- [Data]
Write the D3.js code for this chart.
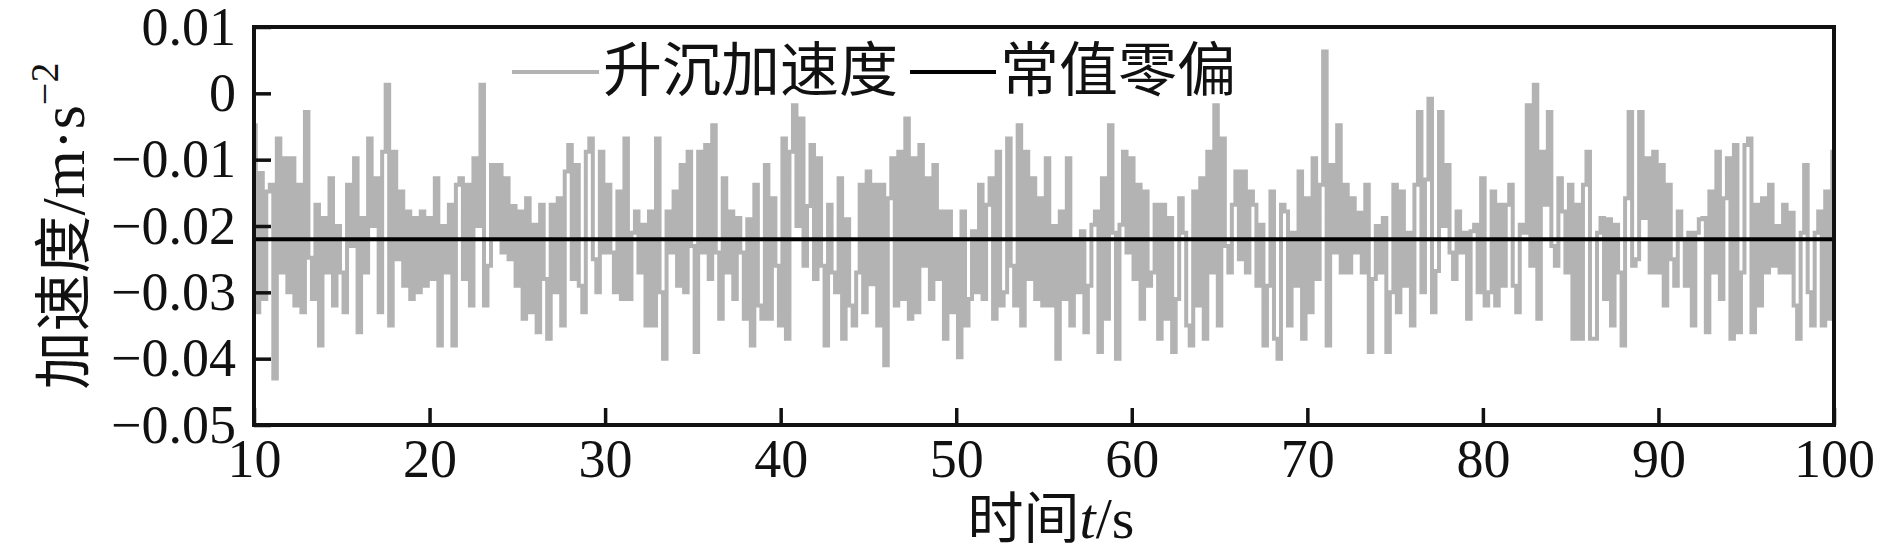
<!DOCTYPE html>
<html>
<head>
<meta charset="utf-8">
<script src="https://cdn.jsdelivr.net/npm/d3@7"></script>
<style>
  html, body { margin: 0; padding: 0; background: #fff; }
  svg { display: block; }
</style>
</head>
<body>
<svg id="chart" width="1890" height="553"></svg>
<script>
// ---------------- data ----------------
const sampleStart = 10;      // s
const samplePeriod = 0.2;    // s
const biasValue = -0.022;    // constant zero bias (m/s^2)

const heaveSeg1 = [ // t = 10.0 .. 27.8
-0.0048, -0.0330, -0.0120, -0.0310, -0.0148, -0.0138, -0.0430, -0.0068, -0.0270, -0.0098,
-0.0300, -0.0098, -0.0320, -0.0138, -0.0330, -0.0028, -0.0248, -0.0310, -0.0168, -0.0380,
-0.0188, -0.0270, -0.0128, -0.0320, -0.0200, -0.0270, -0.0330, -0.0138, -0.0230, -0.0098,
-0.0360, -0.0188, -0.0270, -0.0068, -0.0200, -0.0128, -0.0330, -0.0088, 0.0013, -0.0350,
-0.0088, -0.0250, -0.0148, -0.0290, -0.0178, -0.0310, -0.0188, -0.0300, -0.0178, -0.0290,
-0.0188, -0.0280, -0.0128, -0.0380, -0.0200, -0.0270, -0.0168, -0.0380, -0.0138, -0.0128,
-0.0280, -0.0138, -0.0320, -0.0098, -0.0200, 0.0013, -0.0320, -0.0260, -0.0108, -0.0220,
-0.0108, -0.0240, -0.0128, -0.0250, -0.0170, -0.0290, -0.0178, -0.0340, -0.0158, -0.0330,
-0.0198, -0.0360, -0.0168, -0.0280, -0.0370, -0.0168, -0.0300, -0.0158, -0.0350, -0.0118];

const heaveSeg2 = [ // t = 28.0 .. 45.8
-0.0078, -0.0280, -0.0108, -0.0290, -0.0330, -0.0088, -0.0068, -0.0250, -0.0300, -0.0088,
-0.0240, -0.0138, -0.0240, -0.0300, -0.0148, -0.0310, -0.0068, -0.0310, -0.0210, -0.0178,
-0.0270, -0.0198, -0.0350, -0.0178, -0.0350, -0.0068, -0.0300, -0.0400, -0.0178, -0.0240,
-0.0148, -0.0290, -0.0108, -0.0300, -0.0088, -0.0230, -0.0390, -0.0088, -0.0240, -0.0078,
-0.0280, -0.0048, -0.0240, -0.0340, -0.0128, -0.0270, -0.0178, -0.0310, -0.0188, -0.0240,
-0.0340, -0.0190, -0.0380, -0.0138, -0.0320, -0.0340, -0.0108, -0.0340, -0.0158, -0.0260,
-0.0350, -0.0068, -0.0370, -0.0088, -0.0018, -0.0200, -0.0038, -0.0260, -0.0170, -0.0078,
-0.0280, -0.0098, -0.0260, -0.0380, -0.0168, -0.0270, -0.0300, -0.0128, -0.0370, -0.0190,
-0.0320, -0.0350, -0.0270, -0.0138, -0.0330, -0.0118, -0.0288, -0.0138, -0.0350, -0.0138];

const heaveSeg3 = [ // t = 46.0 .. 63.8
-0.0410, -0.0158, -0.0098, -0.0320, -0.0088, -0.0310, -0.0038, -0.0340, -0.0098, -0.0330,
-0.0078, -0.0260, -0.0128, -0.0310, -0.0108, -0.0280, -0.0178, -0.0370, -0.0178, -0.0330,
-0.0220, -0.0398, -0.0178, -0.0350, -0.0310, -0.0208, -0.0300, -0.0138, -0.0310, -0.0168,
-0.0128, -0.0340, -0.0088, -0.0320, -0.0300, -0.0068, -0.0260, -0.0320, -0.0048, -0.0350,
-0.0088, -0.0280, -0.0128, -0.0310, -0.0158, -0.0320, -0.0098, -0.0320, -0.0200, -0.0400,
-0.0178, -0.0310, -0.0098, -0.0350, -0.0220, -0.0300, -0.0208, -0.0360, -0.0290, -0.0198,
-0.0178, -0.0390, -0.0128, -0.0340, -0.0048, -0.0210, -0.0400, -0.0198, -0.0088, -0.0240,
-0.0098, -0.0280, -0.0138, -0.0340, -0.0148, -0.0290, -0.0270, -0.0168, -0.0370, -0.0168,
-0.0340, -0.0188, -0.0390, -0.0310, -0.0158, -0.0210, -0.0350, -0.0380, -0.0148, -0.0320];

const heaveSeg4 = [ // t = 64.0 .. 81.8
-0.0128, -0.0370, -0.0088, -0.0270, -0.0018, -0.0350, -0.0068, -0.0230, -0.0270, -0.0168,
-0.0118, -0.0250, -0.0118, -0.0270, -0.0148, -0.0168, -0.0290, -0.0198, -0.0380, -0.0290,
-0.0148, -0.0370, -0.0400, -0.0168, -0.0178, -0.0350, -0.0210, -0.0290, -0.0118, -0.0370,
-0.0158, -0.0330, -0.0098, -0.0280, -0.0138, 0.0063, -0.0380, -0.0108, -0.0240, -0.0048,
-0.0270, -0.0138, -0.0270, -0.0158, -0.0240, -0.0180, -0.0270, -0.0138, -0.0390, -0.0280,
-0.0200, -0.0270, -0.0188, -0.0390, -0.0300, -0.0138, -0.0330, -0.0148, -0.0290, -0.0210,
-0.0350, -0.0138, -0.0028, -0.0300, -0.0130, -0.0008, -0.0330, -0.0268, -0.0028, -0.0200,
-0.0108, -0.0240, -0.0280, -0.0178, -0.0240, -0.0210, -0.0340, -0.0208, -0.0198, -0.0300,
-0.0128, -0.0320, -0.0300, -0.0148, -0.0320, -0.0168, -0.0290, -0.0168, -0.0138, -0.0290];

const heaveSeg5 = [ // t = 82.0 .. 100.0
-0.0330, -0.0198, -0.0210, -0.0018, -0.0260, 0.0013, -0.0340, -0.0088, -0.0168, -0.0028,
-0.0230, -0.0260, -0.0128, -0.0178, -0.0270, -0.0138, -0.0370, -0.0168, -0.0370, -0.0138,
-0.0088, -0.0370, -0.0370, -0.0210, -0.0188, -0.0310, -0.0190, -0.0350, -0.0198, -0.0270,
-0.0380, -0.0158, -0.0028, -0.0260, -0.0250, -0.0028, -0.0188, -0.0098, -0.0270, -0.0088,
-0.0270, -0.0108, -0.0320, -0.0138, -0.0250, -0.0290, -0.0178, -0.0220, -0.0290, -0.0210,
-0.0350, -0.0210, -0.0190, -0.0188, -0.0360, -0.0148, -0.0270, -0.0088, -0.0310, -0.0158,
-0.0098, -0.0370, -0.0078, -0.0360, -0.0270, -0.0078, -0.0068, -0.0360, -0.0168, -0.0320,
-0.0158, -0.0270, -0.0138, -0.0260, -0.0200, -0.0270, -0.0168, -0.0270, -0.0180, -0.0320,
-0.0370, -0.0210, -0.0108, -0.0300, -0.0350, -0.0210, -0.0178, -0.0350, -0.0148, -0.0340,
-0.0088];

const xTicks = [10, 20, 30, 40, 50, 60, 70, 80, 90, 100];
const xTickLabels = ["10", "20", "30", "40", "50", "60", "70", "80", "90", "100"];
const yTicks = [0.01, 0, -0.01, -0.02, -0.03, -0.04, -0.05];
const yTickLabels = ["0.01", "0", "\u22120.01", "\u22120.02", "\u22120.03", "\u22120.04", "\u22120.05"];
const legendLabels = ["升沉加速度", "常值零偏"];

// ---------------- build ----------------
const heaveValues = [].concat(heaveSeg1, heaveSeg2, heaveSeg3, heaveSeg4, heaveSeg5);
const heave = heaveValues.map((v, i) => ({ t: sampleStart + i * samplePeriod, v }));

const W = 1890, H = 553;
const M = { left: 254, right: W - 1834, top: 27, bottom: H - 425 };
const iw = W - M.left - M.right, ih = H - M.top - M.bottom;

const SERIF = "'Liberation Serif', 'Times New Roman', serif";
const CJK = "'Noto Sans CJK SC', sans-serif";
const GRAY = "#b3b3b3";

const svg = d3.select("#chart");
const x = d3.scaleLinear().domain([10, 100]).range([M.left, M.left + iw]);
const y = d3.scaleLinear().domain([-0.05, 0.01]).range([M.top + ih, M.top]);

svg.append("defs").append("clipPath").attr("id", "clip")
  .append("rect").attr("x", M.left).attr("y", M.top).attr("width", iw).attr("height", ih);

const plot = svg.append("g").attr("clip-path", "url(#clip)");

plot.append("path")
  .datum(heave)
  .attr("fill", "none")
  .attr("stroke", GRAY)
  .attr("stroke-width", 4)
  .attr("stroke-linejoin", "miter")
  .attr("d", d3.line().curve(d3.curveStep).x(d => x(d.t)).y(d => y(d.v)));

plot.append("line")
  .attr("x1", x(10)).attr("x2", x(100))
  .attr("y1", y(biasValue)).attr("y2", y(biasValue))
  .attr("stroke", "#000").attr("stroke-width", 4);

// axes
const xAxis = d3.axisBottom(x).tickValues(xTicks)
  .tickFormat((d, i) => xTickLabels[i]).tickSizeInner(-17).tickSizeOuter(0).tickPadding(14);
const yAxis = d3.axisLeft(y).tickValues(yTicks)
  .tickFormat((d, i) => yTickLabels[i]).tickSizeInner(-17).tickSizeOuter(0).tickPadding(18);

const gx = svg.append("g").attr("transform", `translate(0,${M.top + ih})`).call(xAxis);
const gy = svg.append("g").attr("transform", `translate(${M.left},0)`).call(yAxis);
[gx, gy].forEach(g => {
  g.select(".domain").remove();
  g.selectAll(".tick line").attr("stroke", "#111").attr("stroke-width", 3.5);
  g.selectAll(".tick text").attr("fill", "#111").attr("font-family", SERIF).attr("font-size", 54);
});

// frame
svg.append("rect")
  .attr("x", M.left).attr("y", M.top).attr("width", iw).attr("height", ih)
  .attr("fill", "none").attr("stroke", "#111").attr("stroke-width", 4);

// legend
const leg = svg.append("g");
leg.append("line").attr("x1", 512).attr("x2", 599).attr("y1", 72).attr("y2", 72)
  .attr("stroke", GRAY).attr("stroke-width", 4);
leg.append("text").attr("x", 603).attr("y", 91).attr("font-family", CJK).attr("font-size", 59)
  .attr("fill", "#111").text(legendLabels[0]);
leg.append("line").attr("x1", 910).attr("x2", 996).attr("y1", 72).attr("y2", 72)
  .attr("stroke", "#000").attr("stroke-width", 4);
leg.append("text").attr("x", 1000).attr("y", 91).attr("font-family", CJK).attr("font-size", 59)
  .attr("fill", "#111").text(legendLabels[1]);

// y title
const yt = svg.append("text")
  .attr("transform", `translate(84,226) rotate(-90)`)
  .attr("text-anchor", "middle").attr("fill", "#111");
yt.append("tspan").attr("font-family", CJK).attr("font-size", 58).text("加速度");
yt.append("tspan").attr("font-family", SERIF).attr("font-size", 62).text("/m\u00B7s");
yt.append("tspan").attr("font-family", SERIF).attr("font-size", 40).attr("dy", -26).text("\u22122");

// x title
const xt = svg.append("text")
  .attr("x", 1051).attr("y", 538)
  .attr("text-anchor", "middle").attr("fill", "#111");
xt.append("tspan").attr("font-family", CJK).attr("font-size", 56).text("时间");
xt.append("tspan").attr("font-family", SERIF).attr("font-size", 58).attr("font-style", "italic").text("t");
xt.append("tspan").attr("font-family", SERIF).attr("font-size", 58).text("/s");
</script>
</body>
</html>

- [Written exercise]
Using the listing above, return all lines where the word "chart" occurs.

- [Result of this task]
Write the D3.js code for this chart.
<svg id="chart" width="1890" height="553"></svg>
const svg = d3.select("#chart");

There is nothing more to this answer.